[START OF Information provided]

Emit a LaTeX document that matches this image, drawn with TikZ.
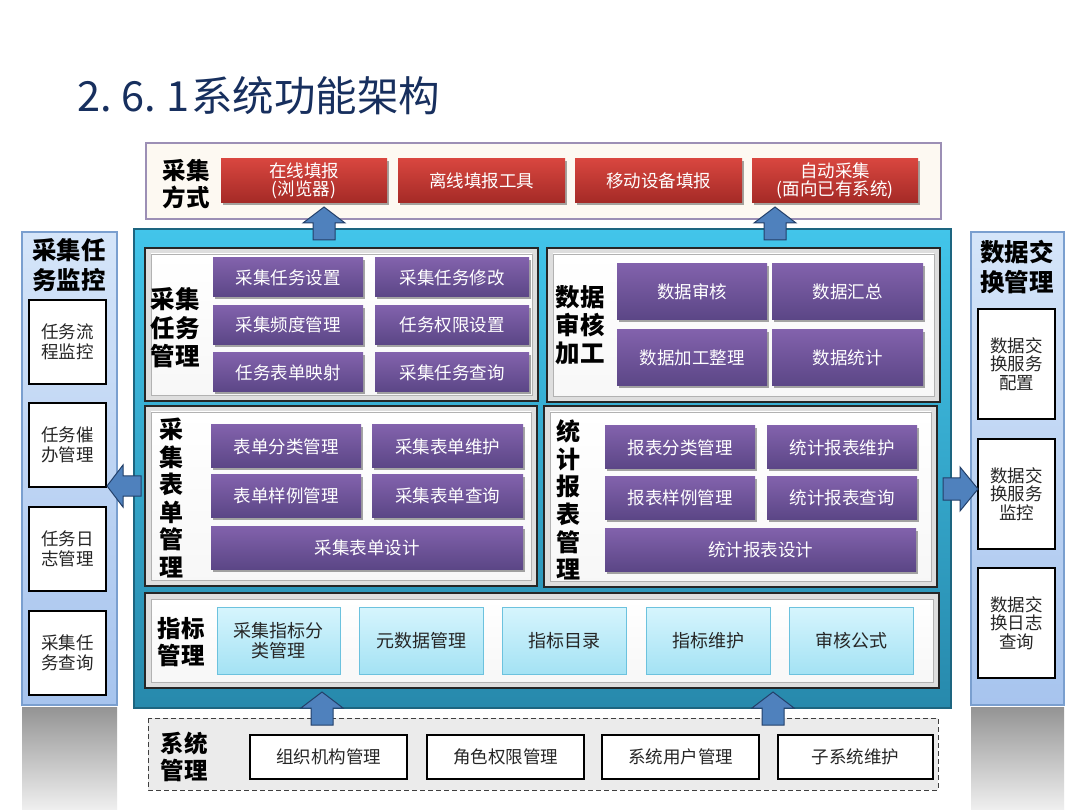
\documentclass[tikz,border=0pt]{standalone}
\usepackage{fontspec}
\setmainfont{Noto Sans CJK SC}
\usetikzlibrary{shadows}

\definecolor{titlec}{HTML}{172F5E}
\definecolor{redtop}{HTML}{D8463F}
\definecolor{redbot}{HTML}{A42A26}
\definecolor{purtop}{HTML}{8262AC}
\definecolor{purbot}{HTML}{5B4686}
\definecolor{cyantop}{HTML}{D6F5FD}
\definecolor{cyanbot}{HTML}{A4E2F4}
\definecolor{cyanedge}{HTML}{6CC2DE}
\definecolor{maintop}{HTML}{42C5EA}
\definecolor{mainbot}{HTML}{2789AC}
\definecolor{mainedge}{HTML}{1D6580}
\definecolor{sidetop}{HTML}{D5E5F9}
\definecolor{sidebot}{HTML}{A7C4EE}
\definecolor{sideedge}{HTML}{7A9FCF}
\definecolor{arrfill}{HTML}{4F81BD}
\definecolor{arredge}{HTML}{23406A}
\definecolor{creamfill}{HTML}{FDF9F2}
\definecolor{creamedge}{HTML}{9C8FB5}
\definecolor{sysfill}{HTML}{EBEBEB}

\tikzset{
  shd/.style={drop shadow={shadow xshift=1.5pt,shadow yshift=-2.5pt,opacity=0.35,fill=black}},
  redbox/.style={shd,top color=redtop,bottom color=redbot,text=white,align=center,inner sep=0pt,
    font=\fontsize{17.5}{18}\selectfont},
  purbox/.style={shd,top color=purtop,bottom color=purbot,text=white,align=center,inner sep=0pt,
    font=\fontsize{17.5}{19}\selectfont},
  cyanbox/.style={draw=cyanedge,line width=0.8pt,top color=cyantop,bottom color=cyanbot,text=black!85,
    align=center,inner sep=0pt,font=\fontsize{18}{20}\selectfont},
  whitebox/.style={draw=black,line width=1.2pt,fill=white,text=black!85,align=center,inner sep=0pt,
    font=\fontsize{17.5}{19.5}\selectfont},
  lbl/.style={align=center,inner sep=0pt,text=black,font=\bfseries\fontsize{23.5}{27}\selectfont},
  vlbl/.style={align=center,inner sep=0pt,text=black,font=\bfseries\fontsize{24}{27.6}\selectfont},
  blkarrow/.style={draw=arredge,line width=1pt,fill=arrfill,line join=miter},
  panelouter/.style={fill=black!13},
  panelinner/.style={top color=white,bottom color=black!3},
  panelline/.style={draw=black!85,line width=1.3pt},
}

% block arrows: up (cx, tip y, shaft end y), left/right (tip x, cy, shaft end x)
\newcommand\blkup[3]{\draw[blkarrow] (#1,#2) -- (#1+21,#2+16) -- (#1+11,#2+16) -- (#1+11,#3)
  -- (#1-11,#3) -- (#1-11,#2+16) -- (#1-21,#2+16) -- cycle;}
\newcommand\blkleft[3]{\draw[blkarrow] (#1,#2) -- (#1+16,#2-21) -- (#1+16,#2-10) -- (#3,#2-10)
  -- (#3,#2+10) -- (#1+16,#2+10) -- (#1+16,#2+21) -- cycle;}
\newcommand\blkright[3]{\draw[blkarrow] (#1,#2) -- (#1-18,#2-22) -- (#1-18,#2-11) -- (#3,#2-11)
  -- (#3,#2+11) -- (#1-18,#2+11) -- (#1-18,#2+22) -- cycle;}
\newcommand\bevelpanel[4]{%
  \fill[panelouter] (#1,#2) rectangle (#3,#4);
  \fill[panelinner] (#1+6,#2+6) rectangle (#3-6,#4-6);
  \draw[black!30,line width=0.5pt] (#1+6,#2+6) rectangle (#3-6,#4-6);
  \draw[panelline] (#1,#2) rectangle (#3,#4);}

\begin{document}
\begin{tikzpicture}[x=1pt,y=-1pt]
\useasboundingbox (0,0) rectangle (1080,810);
\fill[white] (0,0) rectangle (1080,810);

% title
\node[anchor=base west,inner sep=0pt,text=titlec,font=\fontsize{41.5}{41.5}\selectfont]
  (title) at (77,112) {2.\kern10pt6.\kern10pt1\kern2pt系统功能架构};

% ---------- 采集方式 ----------
\draw[creamedge,line width=1.3pt,fill=creamfill] (146,143) rectangle (941,219);
\node[lbl] (cjfs) at (186,184) {采集\\方式};
\node[redbox,minimum width=166pt,minimum height=44pt] (r1) at (304,181) {在线填报\\(浏览器)};
\node[redbox,minimum width=167pt,minimum height=44pt] (r2) at (481.5,181) {离线填报工具};
\node[redbox,minimum width=167pt,minimum height=44pt] (r3) at (658.5,181) {移动设备填报};
\node[redbox,minimum width=166pt,minimum height=44pt] (r4) at (835,181) {自动采集\\(面向已有系统)};

% ---------- side panels ----------
\shade[top color=black!42,bottom color=black!6] (22,707) rectangle (117,810);
\shade[top color=black!42,bottom color=black!6] (971,707) rectangle (1064,810);
\draw[sideedge,line width=1.2pt,top color=sidetop,bottom color=sidebot] (22,232) rectangle (117,705);
\draw[sideedge,line width=1.2pt,top color=sidetop,bottom color=sidebot] (971,232) rectangle (1064,705);

\node[lbl,font=\bfseries\fontsize{24.5}{29.5}\selectfont] (lt) at (69,265) {采集任\\务监控};
\node[whitebox,minimum width=77pt,minimum height=84pt] (l1) at (67.5,342) {任务流\\程监控};
\node[whitebox,minimum width=77pt,minimum height=84pt] (l2) at (67.5,445) {任务催\\办管理};
\node[whitebox,minimum width=77pt,minimum height=84pt] (l3) at (67.5,549) {任务日\\志管理};
\node[whitebox,minimum width=77pt,minimum height=84pt] (l4) at (67.5,653) {采集任\\务查询};

\node[lbl,font=\bfseries\fontsize{24.5}{29.5}\selectfont] (rt) at (1017,267) {数据交\\换管理};
\node[whitebox,minimum width=77pt,minimum height=110pt,font=\fontsize{17.5}{18.5}\selectfont] (x1) at (1016.5,364) {数据交\\换服务\\配置};
\node[whitebox,minimum width=77pt,minimum height=110pt,font=\fontsize{17.5}{18.5}\selectfont] (x2) at (1016.5,494) {数据交\\换服务\\监控};
\node[whitebox,minimum width=77pt,minimum height=110pt,font=\fontsize{17.5}{18.5}\selectfont] (x3) at (1016.5,623) {数据交\\换日志\\查询};

% ---------- main panel ----------
\draw[mainedge,line width=1.5pt,top color=maintop,bottom color=mainbot] (134,229) rectangle (951,708);

% top arrows
\blkup{324}{207}{240}
\blkup{775}{207}{240}

% 采集任务管理
\bevelpanel{145}{248}{538}{401}
\node[lbl,font=\bfseries\fontsize{24.5}{28.5}\selectfont] (cjrw) at (175,328) {采集\\任务\\管理};
\node[purbox,minimum width=150pt,minimum height=39pt] (a1) at (288,277.5) {采集任务设置};
\node[purbox,minimum width=154pt,minimum height=39pt] (a2) at (452,277.5) {采集任务修改};
\node[purbox,minimum width=150pt,minimum height=39pt] (a3) at (288,325) {采集频度管理};
\node[purbox,minimum width=154pt,minimum height=39pt] (a4) at (452,325) {任务权限设置};
\node[purbox,minimum width=150pt,minimum height=39pt] (a5) at (288,372.5) {任务表单映射};
\node[purbox,minimum width=154pt,minimum height=39pt] (a6) at (452,372.5) {采集任务查询};

% 数据审核加工
\bevelpanel{547}{248}{940}{402}
\node[lbl,font=\bfseries\fontsize{24.5}{28}\selectfont] (sjsh) at (580,325) {数据\\审核\\加工};
\node[purbox,minimum width=150pt,minimum height=56pt] (b1) at (692,291.5) {数据审核};
\node[purbox,minimum width=151pt,minimum height=56pt] (b2) at (847.5,291.5) {数据汇总};
\node[purbox,minimum width=150pt,minimum height=56pt] (b3) at (692,358) {数据加工整理};
\node[purbox,minimum width=151pt,minimum height=56pt] (b4) at (847.5,358) {数据统计};

% 采集表单管理
\bevelpanel{145}{406}{537}{586}
\node[vlbl] (cjbd) at (171,498) {采\\集\\表\\单\\管\\理};
\node[purbox,minimum width=150pt,minimum height=43pt] (c1) at (286,446.5) {表单分类管理};
\node[purbox,minimum width=151pt,minimum height=43pt] (c2) at (447.5,446.5) {采集表单维护};
\node[purbox,minimum width=150pt,minimum height=42pt] (c3) at (286,496) {表单样例管理};
\node[purbox,minimum width=151pt,minimum height=42pt] (c4) at (447.5,496) {采集表单查询};
\node[purbox,minimum width=312pt,minimum height=43pt] (c5) at (367,547.5) {采集表单设计};

% 统计报表管理
\bevelpanel{544}{406}{937}{587}
\node[vlbl] (tjbb) at (568,500) {统\\计\\报\\表\\管\\理};
\node[purbox,minimum width=150pt,minimum height=43pt] (d1) at (680,447.5) {报表分类管理};
\node[purbox,minimum width=150pt,minimum height=43pt] (d2) at (842,447.5) {统计报表维护};
\node[purbox,minimum width=150pt,minimum height=42pt] (d3) at (680,498) {报表样例管理};
\node[purbox,minimum width=150pt,minimum height=42pt] (d4) at (842,498) {统计报表查询};
\node[purbox,minimum width=311pt,minimum height=43pt] (d5) at (760.5,549.5) {统计报表设计};

% 指标管理
\bevelpanel{145}{593}{939}{688}
\node[lbl] (zbgl) at (181,642) {指标\\管理};
\node[cyanbox,minimum width=123pt,minimum height=67pt] (e1) at (278.5,640.5) {采集指标分\\类管理};
\node[cyanbox,minimum width=124pt,minimum height=67pt] (e2) at (421,640.5) {元数据管理};
\node[cyanbox,minimum width=124pt,minimum height=67pt] (e3) at (564,640.5) {指标目录};
\node[cyanbox,minimum width=124pt,minimum height=67pt] (e4) at (708,640.5) {指标维护};
\node[cyanbox,minimum width=124pt,minimum height=67pt] (e5) at (851,640.5) {审核公式};

% side arrows
\blkleft{107}{486}{141}
\blkright{978}{489}{943}

% ---------- 系统管理 ----------
\draw[black!75,line width=1pt,dash pattern=on 5pt off 3pt,fill=sysfill] (148,718) rectangle (938,790);
\blkup{322}{692}{725}
\blkup{773}{692}{725}
\node[lbl] (xtgl) at (184,757) {系统\\管理};
\node[whitebox,minimum width=157pt,minimum height=44pt] (s1) at (328.5,757) {组织机构管理};
\node[whitebox,minimum width=157pt,minimum height=44pt] (s2) at (505.5,757) {角色权限管理};
\node[whitebox,minimum width=157pt,minimum height=44pt] (s3) at (680.5,757) {系统用户管理};
\node[whitebox,minimum width=155pt,minimum height=44pt] (s4) at (855.5,757) {子系统维护};
\end{tikzpicture}
\end{document}
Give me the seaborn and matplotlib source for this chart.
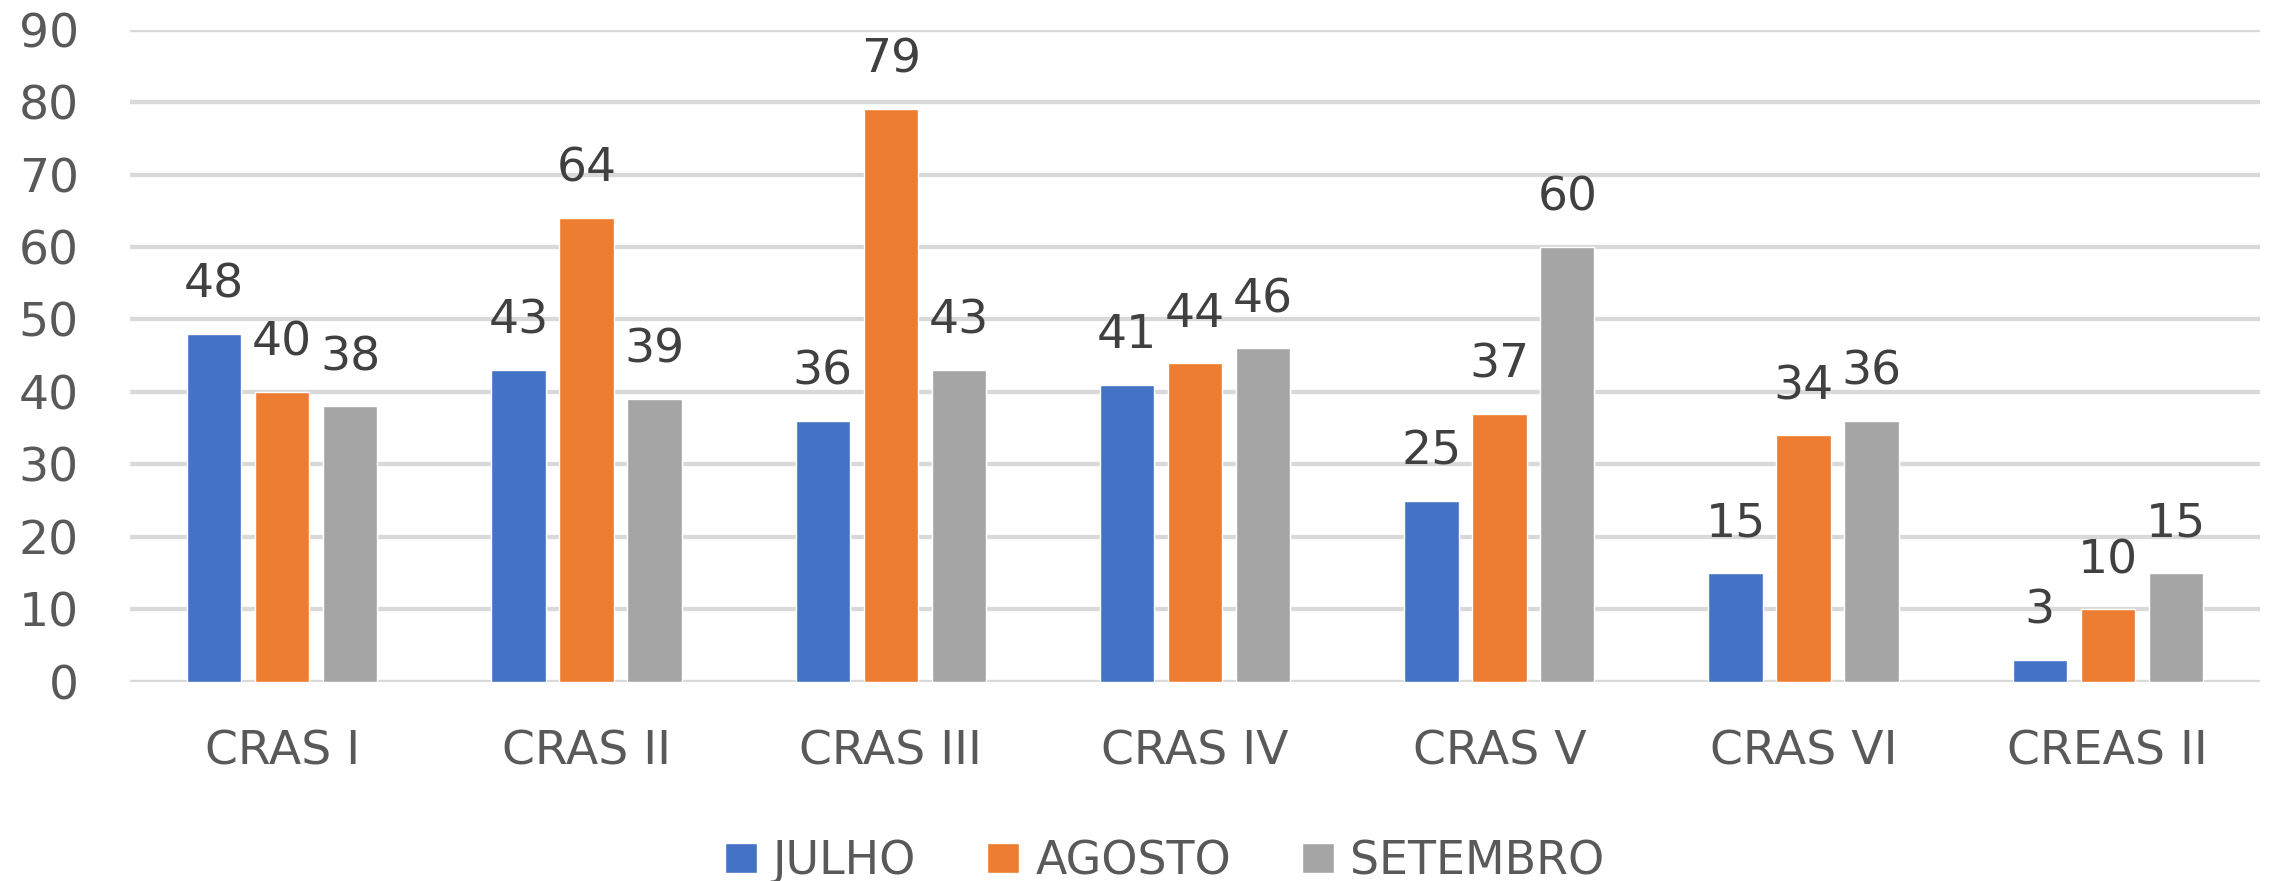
import matplotlib
matplotlib.use("Agg")
import matplotlib.pyplot as plt
import seaborn as sns
import pandas as pd

categories = ["CRAS I", "CRAS II", "CRAS III", "CRAS IV", "CRAS V", "CRAS VI", "CREAS II"]
series_names = ["JULHO", "AGOSTO", "SETEMBRO"]
julho = [48, 43, 36, 41, 25, 15, 3]
agosto = [40, 64, 79, 44, 37, 34, 10]
setembro = [38, 39, 43, 46, 60, 36, 15]
yticks = [0, 10, 20, 30, 40, 50, 60, 70, 80, 90]
colors = ["#4472C4", "#ED7D31", "#A5A5A5"]

rows = []
for name, vals in zip(series_names, [julho, agosto, setembro]):
    for c, v in zip(categories, vals):
        rows.append({"cat": c, "serie": name, "valor": v})
df = pd.DataFrame(rows)

sns.set_theme(style="white")
plt.rcParams['font.family'] = ['DejaVu Sans']

fig = plt.figure(figsize=(22.7, 8.81), dpi=100)
ax = fig.add_axes([0.0573, 0.2259, 0.9383, 0.7406])

sns.barplot(data=df, x="cat", y="valor", hue="serie", order=categories,
            hue_order=series_names, palette=colors, width=0.67, gap=0.2,
            saturation=1, ax=ax, legend=True)

fs = 34
ax.set_ylim(0, 90)
ax.set_yticks(yticks)
ax.set_xlim(-0.5, len(categories) - 0.5)
ax.yaxis.grid(True, color="#D9D9D9", linewidth=3.1)
ax.set_axisbelow(True)
for s in ax.spines.values():
    s.set_visible(False)
ax.set_xlabel("")
ax.set_ylabel("")
ax.tick_params(axis="y", length=0, pad=37, labelsize=fs, labelcolor="#595959")
ax.tick_params(axis="x", length=0, pad=34, labelsize=fs, labelcolor="#595959")

for cont in ax.containers:
    ax.bar_label(cont, padding=19, fontsize=fs, color="#404040")

handles, labels = ax.get_legend_handles_labels()
ax.get_legend().remove()
fig.legend(handles, labels, loc="center", bbox_to_anchor=(0.513, 0.022), ncol=3,
           frameon=False, fontsize=33, labelcolor="#595959",
           handlelength=0.7, handleheight=0.6, handletextpad=0.35,
           columnspacing=1.55, borderaxespad=0, borderpad=0)

fig.savefig("out.png", dpi=100, facecolor="white")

[END OF Information provided]

▶ **Exercise**
Count each line where the string "this" occurs, and write only the number.

▶ **Exercise answer**
2